Though aloo gobi, which is basically spicy potatoes and cauliflower, is nothing like the curry found in Europe, it has quickly become a crowd favorite at Spice Box, explains Chef Sriram. However, this doesn’t mean everything prepared in an Indian kitchen is a curry. Kebabs, and samosa are different, but if you eat it with rice or naan, then it’s a curry.

Because Indian curries have travelled the world, they are very different things to different people. In British cuisine a lamb rogan josh is a spicy, bright-red curry. However, because Spice Box serves home-style cooking, it’s a very mild curry – even for a foreigner.

“So we do kind of like a mix. Because it’s home cooking, it’s not very spicy, but I add spice for people who would like it. However, when it’s made in its pure form, it’s actually not spicy,” explains the chef.

Chef Sriram, originally from Bombay – yes, when she was living there last it was still Bombay – also serves up a traditional southern curry.
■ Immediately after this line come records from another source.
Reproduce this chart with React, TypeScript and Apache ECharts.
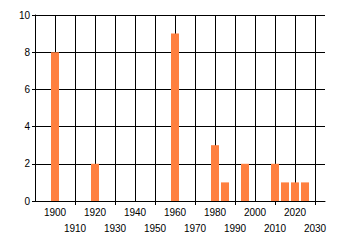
import React, { useEffect, useRef } from "react";
import * as echarts from "echarts";

const years = [1900, 1920, 1960, 1980, 1985, 1995, 2010, 2015, 2020, 2025];
const counts = [8, 2, 9, 3, 1, 2, 2, 1, 1, 1];
const xLabelsRow1 = [1900, 1920, 1940, 1960, 1980, 2000, 2020];
const xLabelsRow2 = [1910, 1930, 1950, 1970, 1990, 2010, 2030];
const xTickValues = [1910, 1930, 1950, 1970, 1990, 2010, 2030];

const labelFont = {
  color: "#000",
  fontFamily: "Liberation Sans, Arial, sans-serif",
  fontSize: 10,
  showMinLabel: true,
  showMaxLabel: true,
  hideOverlap: false,
  formatter: (v: number) => String(v),
};

export default function App() {
  const ref = useRef<HTMLDivElement>(null);
  useEffect(() => {
    if (!ref.current) return;
    const chart = echarts.init(ref.current, null, { renderer: "svg" });
    chart.setOption({
      animation: false,
      grid: { left: 35, top: 15, right: 15, bottom: 44, containLabel: false },
      xAxis: [
        {
          type: "value",
          position: "bottom",
          min: 1890,
          max: 2035,
          interval: 10,
          axisLine: { show: true, lineStyle: { color: "#000", width: 1 } },
          axisTick: { show: false },
          splitLine: { show: true, showMaxLine: false, lineStyle: { color: "#000", width: 1 } },
          axisLabel: { ...labelFont, customValues: xLabelsRow1, margin: 6 },
        },
        {
          type: "value",
          position: "bottom",
          min: 1890,
          max: 2035,
          interval: 10,
          axisLine: { show: false },
          axisTick: { show: true, customValues: xTickValues, length: 4, lineStyle: { color: "#000" } },
          splitLine: { show: false },
          axisLabel: { ...labelFont, customValues: xLabelsRow2, margin: 22 },
        },
      ],
      yAxis: {
        type: "value",
        min: 0,
        max: 10,
        interval: 2,
        axisLine: { show: true, lineStyle: { color: "#000", width: 1 } },
        axisTick: { show: true, length: 3, lineStyle: { color: "#000" } },
        splitLine: { show: true, lineStyle: { color: "#000", width: 1 } },
        axisLabel: { ...labelFont, margin: 5 },
      },
      series: [
        {
          type: "bar",
          xAxisIndex: 0,
          data: years.map((y, i) => [y, counts[i]]),
          barWidth: 8,
          itemStyle: { color: "#FF8040" },
        },
      ],
    });
    return () => chart.dispose();
  }, []);
  return (
    <div
      ref={ref}
      style={{ position: "fixed", left: 0, top: 0, width: 340, height: 245, background: "#fff" }}
    />
  );
}
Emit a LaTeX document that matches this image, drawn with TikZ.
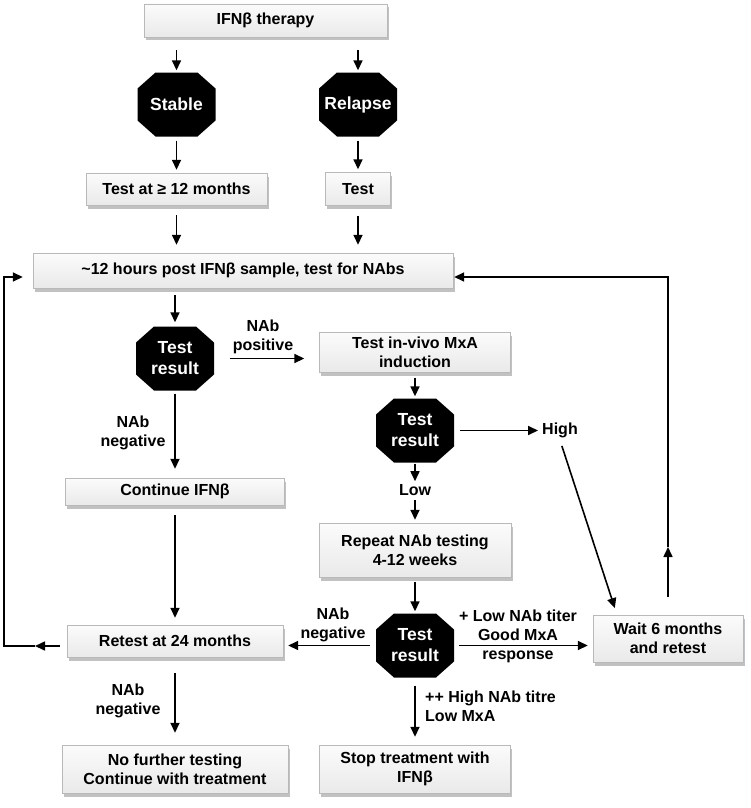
\documentclass[tikz,border=0pt]{standalone}
\usepackage{fontspec}
\setmainfont{Liberation Sans}
\usetikzlibrary{arrows.meta,shadows}

\begin{document}
\begin{tikzpicture}[x=1pt,y=-1pt,
  box/.style={draw=gray!55, top color=gray!3, bottom color=gray!17, align=center, inner sep=2pt, font=\fontsize{16pt}{19pt}\selectfont\bfseries, drop shadow={shadow xshift=1.5pt, shadow yshift=-3.5pt, fill=gray!65, opacity=0.75}},
  oct/.style={fill=white, minimum width=78pt, minimum height=64pt, inner sep=0pt, align=center, text=white, font=\fontsize{17.5pt}{21pt}\selectfont\bfseries,
    path picture={\fill[black] ([xshift=18pt]path picture bounding box.north west) -- ([xshift=-18pt]path picture bounding box.north east) -- ([yshift=-16pt]path picture bounding box.north east) -- ([yshift=16pt]path picture bounding box.south east) -- ([xshift=-18pt]path picture bounding box.south east) -- ([xshift=18pt]path picture bounding box.south west) -- ([yshift=16pt]path picture bounding box.south west) -- ([yshift=-16pt]path picture bounding box.north west) -- cycle;}},
  lbl/.style={align=center, inner sep=2pt, font=\fontsize{16pt}{19pt}\selectfont\bfseries},
  arr/.style={-{Triangle[length=10pt,width=9pt]}, line width=1.6pt},
]
\useasboundingbox (0,0) rectangle (750,808);

% Start
\node[box, minimum width=243, minimum height=33] (ther) at (265.5,20.5) {IFNβ therapy};
\node[oct] (stable) at (176.5,104.5) {Stable};
\node[oct] (relapse) at (358,104.5) {Relapse};
\node[box, minimum width=181, minimum height=32] (t12) at (176.5,189) {Test at ≥ 12 months};
\node[box, minimum width=65, minimum height=33] (test) at (358,189) {Test};
\node[box, minimum width=420, minimum height=35] (nab) at (243,270.5) {\textasciitilde 12 hours post IFNβ sample, test for NAbs};

% First result
\node[oct] (res1) at (175,358.5) {Test\\result};
\node[box, minimum width=191, minimum height=40] (mxa) at (415,352) {Test in-vivo MxA\\induction};
\node[oct] (res2) at (415,430.5) {Test\\result};
\node[lbl] (high) at (560,430.5) {High};
\node[lbl] (low) at (415,490) {Low};
\node[box, minimum width=192, minimum height=54] (rep) at (415,550) {Repeat NAb testing\\4-12 weeks};
\node[box, minimum width=219, minimum height=27] (cont) at (175,491.5) {Continue IFNβ};

% Second result
\node[box, minimum width=216, minimum height=32] (retest) at (175,641) {Retest at 24 months};
\node[oct] (res3) at (415,645.5) {Test\\result};
\node[box, minimum width=150, minimum height=47] (wait) at (668,638.5) {Wait 6 months\\and retest};
\node[box, minimum width=191, minimum height=48] (stop) at (415,769) {Stop treatment with\\IFNβ};
\node[box, minimum width=226, minimum height=48] (nofur) at (175,769) {No further testing\\Continue with treatment};

% Labels
\node[lbl] (lpos) at (263,336.5) {NAb\\positive};
\node[lbl] (lneg1) at (133,432.5) {NAb\\negative};
\node[lbl] (lneg2) at (333,624.5) {NAb\\negative};
\node[lbl] (lgood) at (518,636) {+ Low NAb titer\\Good MxA\\response};
\node[lbl, align=left, anchor=west] (lhigh) at (423,706.5) {++ High NAb titre\\Low MxA};
\node[lbl] (lneg3) at (128,700.5) {NAb\\negative};

% Arrows
\draw[arr, shorten <=13pt, shorten >=2pt] (stable |- ther.south) -- (stable.north);
\draw[arr, shorten <=13pt, shorten >=2pt] (relapse |- ther.south) -- (relapse.north);
\draw[arr, shorten <=4pt, shorten >=3pt] (stable.south) -- (t12.north);
\draw[arr, shorten <=4pt, shorten >=3pt] (relapse.south) -- (test.north);
\draw[arr, shorten <=10pt, shorten >=8pt] (t12.south) -- (t12.south |- nab.north);
\draw[arr, shorten <=10pt, shorten >=8pt] (test.south) -- (test.south |- nab.north);
\draw[arr, shorten <=7pt, shorten >=4pt] (nab.south -| res1) -- (res1.north);
\draw[arr, shorten <=16pt, shorten >=15pt] (res1.east) -- (res1.east -| mxa.west);
\draw[arr, shorten <=6pt, shorten >=2pt] (mxa.south) -- (res2.north);
\draw[arr, shorten <=6pt, shorten >=2pt] (res2.east) -- (high.west);
\draw[arr, shorten <=6pt, shorten >=7pt] (high.south) -- ([xshift=-51pt]wait.north);
\draw[arr, shorten <=1pt, shorten >=1pt] (res2.south) -- (low.north);
\draw[arr, shorten <=2pt, shorten >=3pt] (low.south) -- (rep.north);
\draw[arr, shorten <=5pt, shorten >=2pt] (rep.south) -- (res3.north);
\draw[arr, shorten <=6pt, shorten >=5pt] (res3.west) -- (res3.west -| retest.east);
\draw[arr, shorten <=5pt, shorten >=5pt] (res3.east) -- (res3.east -| wait.west);
\draw[arr, shorten <=8pt, shorten >=8pt] (res3.south) -- (stop.north);
\draw[arr, shorten <=3pt, shorten >=9pt] (res1.south) -- (cont.north);
\draw[arr, shorten <=10pt, shorten >=7pt] (cont.south) -- (retest.north);
\draw[arr, shorten <=16pt, shorten >=12pt] (retest.south) -- (nofur.north);

% Loops back to the NAb test
\coordinate (lmid) at (35,646);
\coordinate (lbend) at (4,646);
\draw[arr, shorten <=7pt] (retest.west |- lmid) -- (lmid);
\draw[arr, shorten >=10pt] (lmid) -- (lbend) |- ([yshift=-6.5pt]nab.west);
\coordinate (rmid) at (668,547);
\draw[arr, shorten <=18pt] (wait.north) -- (rmid);
\draw[arr, shorten >=1pt] (rmid) |- ([yshift=-6.5pt]nab.east);
\end{tikzpicture}
\end{document}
“This has mustard seeds. They have quite a sharp bite, a bitter bite. And this curry leaf, that’s a very specific herb, very specific to southern India,” she says. “And it doesn’t grow here. So we’ve actually both brought our plants back from India and nurtured them over the years – so it’s very precious that curry leaf, but it imparts a very subtle, beautiful aroma and taste.”

Though Spice Box plates up more mild dishes than are eaten in other Indian restaurants in Phuket, it does spice it up a bit. Moving away from a true home-cooked meal, which would usually only have a few spices, such as coriander, and fresh ingredients such as ginger, garlic, lime and chili, Chef Sriram incorporates garam masala in almost every dish.

“You roast the cloves, cinnamon, star anise, peppercorns, cardamom (green and black pods) – there are about seven different spices – and make a powder, and that’s called garam masala. Garam means hot, as in warm, because it creates a heat within your body. Masala basically means ‘spice mix’,” Chef Sriram says.

“It’s all the spices that people came to India for. This was basically the reason India was colonized. We had all these spices, and they were traded like gold,” she says with a big laugh. “And now, we just use them willy-nilly everywhere.”

With a customer base that tips the scales at about 80 per cent returning customers, Spice Box is looking to keep the buzz going in Boat Avenue along with the help of Events International.

Co-owner of Spice Box, Sonu, will be roping off an area on May 30 and setting the stage for international renown, American standup comedian Tom Rhodes.

The Evening News describes Tom as, “brash, abrasive, but exceptionally funny!” while Edinburgh Festival says, “Highly recommended, if you want a fast thinking razor sharp and above all – irreverently funny show.”

Though the colorful, open-air restaurant might seem like an odd venue for an American comedian, who has taken the New York City stage for Comedy Central Presents, it is in fact a perfect match – as long as it doesn’t rain.

At the heart of it, the food, the show and the people behind putting it all together, are the souls of community builders, who are bringing new tastes, spectacles and edgy comedy to our little part of the world.